James became a Freeman of York on 1st March 1803, aged only fourteen, after seven years indentured servitude to William Guest, Cordwainer of York. When James was eighteen he married Agnes Pipes. The marriage record, dated 28th April 1806, notes that Agnes is a spinster, but there is evidence to suggest that Agnes had already married. Her maiden name was Knowlson and her first husband was Richard Pipes. They married in 1800 at Stillington, a few miles north of York, when Agnes was just sixteen. I need to find evidence of Richard’s death to be sure Agnes wasn’t marrying bigamously! Agnes’s maiden name of Knowlson is evidenced on the baptism record of their eldest son, John Heppell, born in the first year of their marriage. James and Agnes went on to have another four children; William, Jeffrey, Robert and Agnes.

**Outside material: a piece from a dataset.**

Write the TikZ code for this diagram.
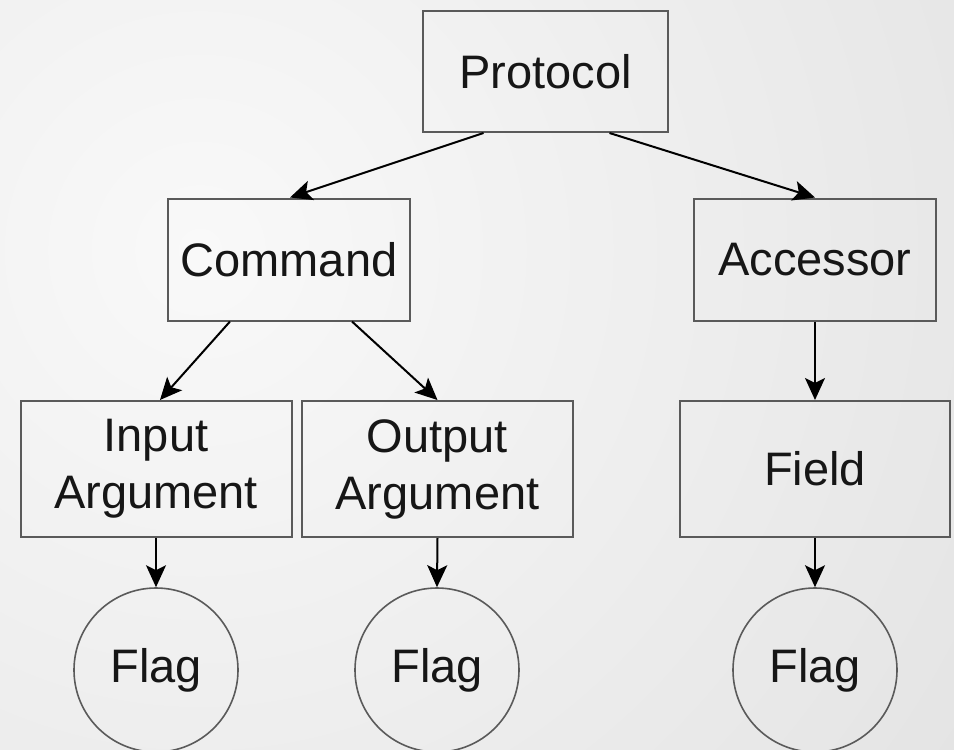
\documentclass[tikz,border=0pt]{standalone}
\usepackage{fontspec}
\setmainfont{Liberation Sans}
\usepackage{tikz}
\usetikzlibrary{shapes.geometric, arrows.meta, positioning, calc}
\definecolor{paperlight}{HTML}{F9F9F9}
\definecolor{papershade}{HTML}{E2E2E2}
\definecolor{boxline}{HTML}{5A5A5A}
\definecolor{inkdark}{HTML}{161616}
\tikzset{
  treebox/.style={draw=boxline, line width=2pt, rectangle, inner sep=0pt, align=center, text=inkdark, font=\fontsize{47}{57}\selectfont},
  flagdisc/.style={draw=boxline, line width=1.6pt, circle, inner sep=0pt, minimum size=164pt, text=inkdark, font=\fontsize{47}{57}\selectfont},
  link/.style={draw=black, line width=2pt, -{Stealth[length=22pt, width=20pt, inset=5pt]}}
}

\begin{document}
\begin{tikzpicture}[x=1pt, y=-1pt]
  \useasboundingbox (0,0) rectangle (954,750);
  \begin{scope}
    \clip (0,0) rectangle (954,750);
    \fill[papershade] (0,0) rectangle (954,750);
    \shade[inner color=paperlight, outer color=papershade] (200,250) circle (1000);
  \end{scope}

  \node[treebox, minimum width=245pt, minimum height=121pt] (proto) at (545.5,71.5) {Protocol};
  \node[treebox, minimum width=242pt, minimum height=122pt] (cmd) at (289,259.5) {Command};
  \node[treebox, minimum width=242pt, minimum height=122pt] (acc) at (815,259.5) {Accessor};

  \node[treebox, minimum width=271pt, minimum height=136pt] (inarg) at (156,469) {Input\\Argument};
  \node[treebox, minimum width=271pt, minimum height=136pt] (outarg) at (437.5,469) {Output\\Argument};
  \node[treebox, minimum width=270pt, minimum height=136pt] (field) at (815,469) {Field};

  \node[flagdisc] (inflag) at (156,670) {Flag};
  \node[flagdisc] (outflag) at (437,670) {Flag};
  \node[flagdisc] (fieldflag) at (815,670) {Flag};

  \draw[link] ([xshift=-62pt]proto.south) -- ([xshift=1pt]cmd.north);
  \draw[link] ([xshift=64pt]proto.south) -- (acc.north);
  \draw[link] ([xshift=-59pt]cmd.south) -- ([xshift=4pt]inarg.north);
  \draw[link] ([xshift=63pt]cmd.south) -- (outarg.north);
  \draw[link] (acc.south) -- (field.north);
  \draw[link] (inarg.south) -- (inflag.north);
  \draw[link] (outarg.south) -- (outflag.north);
  \draw[link] (field.south) -- (fieldflag.north);
\end{tikzpicture}
\end{document}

James and Agnes made their home in Palmer Lane which is part of the Hungate area in the centre of York, very close to the River Foss. In the early 1800’s this area of York was heavily populated by working class people crammed together in poor quality housing. Many had come to York in search of employment with the railways and the chocolate factories so the area had become built up with cheap housing, lodgings and ale houses. James may have been a frequenter of the ale houses, for in 1826 he was charged with being an idle and disorderly person, refusing to work for his wife and family, and by doing so they had become chargeable to their parish. James was sent to the house of correction with a sentence of one months hard labour. This must have taught James a hard lesson as soon after he became a member of the Total Abstinence Society! On the 1841 census he was working as a shoemaker but by 1851 he was running a grocery shop in nearby Hungate with Agnes. After her death in 1854 he returned to his former trade of shoemaker. James appears on the 1861 census as a visitor to his son Jeffrey’s home in Hungate. He may have been living with the family, perhaps in ill health, as he died on 6th May 1861, shortly after the census was taken.
James was survived by four sons; John, William, Jeffrey and Robert, but sadly, daughter Agnes died in 1844, two years after her marriage to John Todd.